The third focus of NIDA's new initiative is the period of emerging adulthood, which spans the years from 18 to 25. This is a time of continued brain development, but most of all of new personal and social choices and challenges: the emergence of personal beliefs and values, exploration of career roles, and transitions involving increasing independence and shifts in relationships with parents and peers. Overall rates of drug use peak and begin to subside during these years. Most youths who abuse drugs in their teens or early twenties desist as they mature into full adults, but some do not and some initiate new abuse of additional drugs: About 25 percent of smoking, 33 percent of marijuana use, and roughly 70 percent of cocaine abuse begins after age 17. Personal, social, and demographic factors such as education, employment, and home environment all appear to influence the patterns of abuse in this period.

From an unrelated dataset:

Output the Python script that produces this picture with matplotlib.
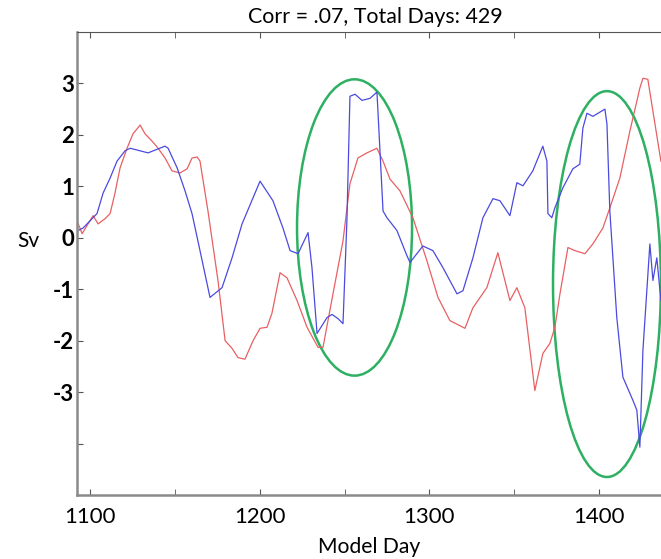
import matplotlib
matplotlib.use('Agg')
import matplotlib.pyplot as plt
from matplotlib.patches import Ellipse

plt.rcParams['font.family'] = ['Lato', 'DejaVu Sans']

# blue series (model day, Sv)
blue_day = [1092.9, 1095.9, 1100.0, 1104.1, 1107.7, 1111.8, 1115.9, 1120.6, 1123.6, 1129.5,
            1134.2, 1139.5, 1144.2, 1146.0, 1151.3, 1156.0, 1160.1, 1164.8, 1170.7, 1177.8,
            1183.7, 1189.6, 1200.2, 1207.8, 1213.7, 1217.9, 1222.6, 1228.5, 1230.8, 1233.8,
            1239.7, 1242.6, 1246.1, 1249.1, 1251.4, 1253.2, 1256.2, 1260.3, 1265.0, 1269.1,
            1269.7, 1272.7, 1275.0, 1280.9, 1286.8, 1288.6, 1296.2, 1302.1, 1308.0, 1316.3,
            1319.8, 1325.7, 1331.6, 1337.5, 1341.6, 1347.5, 1351.6, 1355.2, 1361.0, 1366.9,
            1369.3, 1369.9, 1372.2, 1374.0, 1378.7, 1384.6, 1388.7, 1390.5, 1392.9, 1396.4,
            1403.5, 1404.7, 1406.4, 1410.5, 1414.1, 1420.0, 1422.3, 1424.1, 1425.9, 1428.2,
            1430.0, 1431.8, 1434.1, 1436.5]
blue_sv = [0.14, 0.19, 0.33, 0.47, 0.87, 1.16, 1.49, 1.69, 1.74, 1.69,
           1.65, 1.72, 1.78, 1.74, 1.36, 0.91, 0.47, -0.25, -1.16, -0.97,
           -0.39, 0.27, 1.10, 0.72, 0.19, -0.25, -0.31, 0.10, -0.58, -1.86,
           -1.55, -1.49, -1.57, -1.67, 0.33, 2.75, 2.79, 2.67, 2.71, 2.83,
           2.46, 0.52, 0.39, 0.14, -0.35, -0.48, -0.16, -0.25, -0.58, -1.09,
           -1.03, -0.39, 0.39, 0.76, 0.72, 0.43, 1.07, 1.01, 1.30, 1.78,
           1.49, 0.47, 0.39, 0.58, 0.97, 1.34, 1.43, 2.13, 2.42, 2.36,
           2.50, 2.21, 0.52, -1.55, -2.71, -3.16, -3.35, -4.07, -2.19, -1.03,
           -0.12, -0.83, -0.39, -1.22]

# red series
red_day = [1092.3, 1095.3, 1101.8, 1104.7, 1108.8, 1111.8, 1114.7, 1117.7, 1121.8, 1125.3,
           1129.5, 1132.4, 1136.5, 1140.1, 1144.2, 1148.3, 1153.0, 1157.2, 1160.1, 1163.1,
           1164.8, 1169.5, 1175.4, 1179.6, 1183.7, 1187.2, 1191.3, 1196.1, 1200.2, 1204.3,
           1207.2, 1212.0, 1216.1, 1222.0, 1227.9, 1234.4, 1237.3, 1243.2, 1249.1, 1253.2,
           1257.9, 1263.2, 1269.1, 1272.7, 1276.8, 1282.7, 1290.3, 1298.6, 1305.1, 1312.1,
           1321.0, 1325.7, 1333.9, 1340.4, 1347.5, 1351.6, 1356.3, 1362.2, 1366.9, 1371.1,
           1374.0, 1377.0, 1381.7, 1385.8, 1391.7, 1396.4, 1402.3, 1406.4, 1412.3, 1418.2,
           1424.1, 1425.9, 1428.8, 1431.8, 1436.5]
red_sv = [0.33, 0.08, 0.43, 0.27, 0.37, 0.47, 0.87, 1.36, 1.74, 2.02,
          2.19, 2.02, 1.88, 1.74, 1.55, 1.30, 1.26, 1.34, 1.55, 1.57,
          1.49, 0.52, -0.83, -2.00, -2.15, -2.33, -2.36, -2.00, -1.76, -1.74,
          -1.47, -0.68, -0.78, -1.22, -1.74, -2.13, -2.13, -1.09, -0.06, 1.05,
          1.55, 1.65, 1.74, 1.49, 1.14, 0.91, 0.39, -0.45, -1.16, -1.61,
          -1.76, -1.36, -0.97, -0.29, -1.22, -0.97, -1.36, -2.97, -2.25, -2.05,
          -1.74, -1.09, -0.19, -0.25, -0.31, -0.12, 0.19, 0.58, 1.16, 2.07,
          2.91, 3.10, 3.08, 2.46, 1.49]

# highlighted regions: (center day, center Sv, width days, height Sv)
circles = [(1255.9, 0.20, 67.8, 5.76), (1404.7, -0.90, 63.6, 7.5)]

xticks = [1100, 1200, 1300, 1400]
yticks = [-3, -2, -1, 0, 1, 2, 3]

fig = plt.figure(figsize=(6.61, 5.59), dpi=100)
ax = fig.add_axes([0.1165, 0.1145, 0.986, 0.8283])

ax.plot(red_day, red_sv, color='#e86062', lw=0.9)
ax.plot(blue_day, blue_sv, color='#4a4ae0', lw=0.9)
for cx, cy, w, h in circles:
    ax.add_patch(Ellipse((cx, cy), w, h, fill=False, edgecolor='#2eb062', lw=1.8))

ax.set_xlim(1092.3, 1476.5)
ax.set_ylim(-5, 4)
ax.set_xticks(xticks)
ax.set_xticks(range(1100, 1451, 50), minor=True)
ax.set_yticks(range(-4, 4))
ax.set_yticklabels([str(v) if v in yticks else '' for v in range(-4, 4)])
ax.tick_params(axis='both', which='both', direction='in', length=4, color='#555555',
               top=True, labelsize=16)
ax.tick_params(axis='x', which='minor', labelbottom=False)
ax.tick_params(axis='x', pad=9)
ax.tick_params(axis='y', pad=2)
for lbl in ax.get_yticklabels():
    lbl.set_fontweight('bold')

for s in ['left', 'bottom']:
    ax.spines[s].set_color('#8a8a8a')
    ax.spines[s].set_linewidth(1.8)
ax.spines['top'].set_color('#555555')
ax.spines['top'].set_linewidth(0.8)

fig.text(375 / 661, 1 - 17 / 559, 'Corr = .07, Total Days: 429', ha='center', va='center', fontsize=15.4)
fig.text(369 / 661, 1 - 547 / 559, 'Model Day', ha='center', va='center', fontsize=15.2)
fig.text(28 / 661, 1 - 241 / 559, 'Sv', ha='center', va='center', fontsize=15)

fig.savefig('out.png', dpi=100)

NIDA's sharpened focus on emerging adults will support development and testing of interventions to prevent initiation or escalation of drug abuse during this life transition (RFA 04-013: "Prevention Research for the Transition to Adulthood"). The research will draw on a broad array of academic disciplines to generate and evaluate strategies of intervening on factors ranging from interpersonal relationships— the negative influence of one intimate partner on the drug use of the other, for example—to broader social contexts, such as workplaces and college campuses.
The choices adolescents make have a profound impact. NIDA's intensified concentration on the interaction of drugs and adolescent development will sharpen our understanding of those crucial choices, and will help us provide adolescents with the information they need to choose wisely.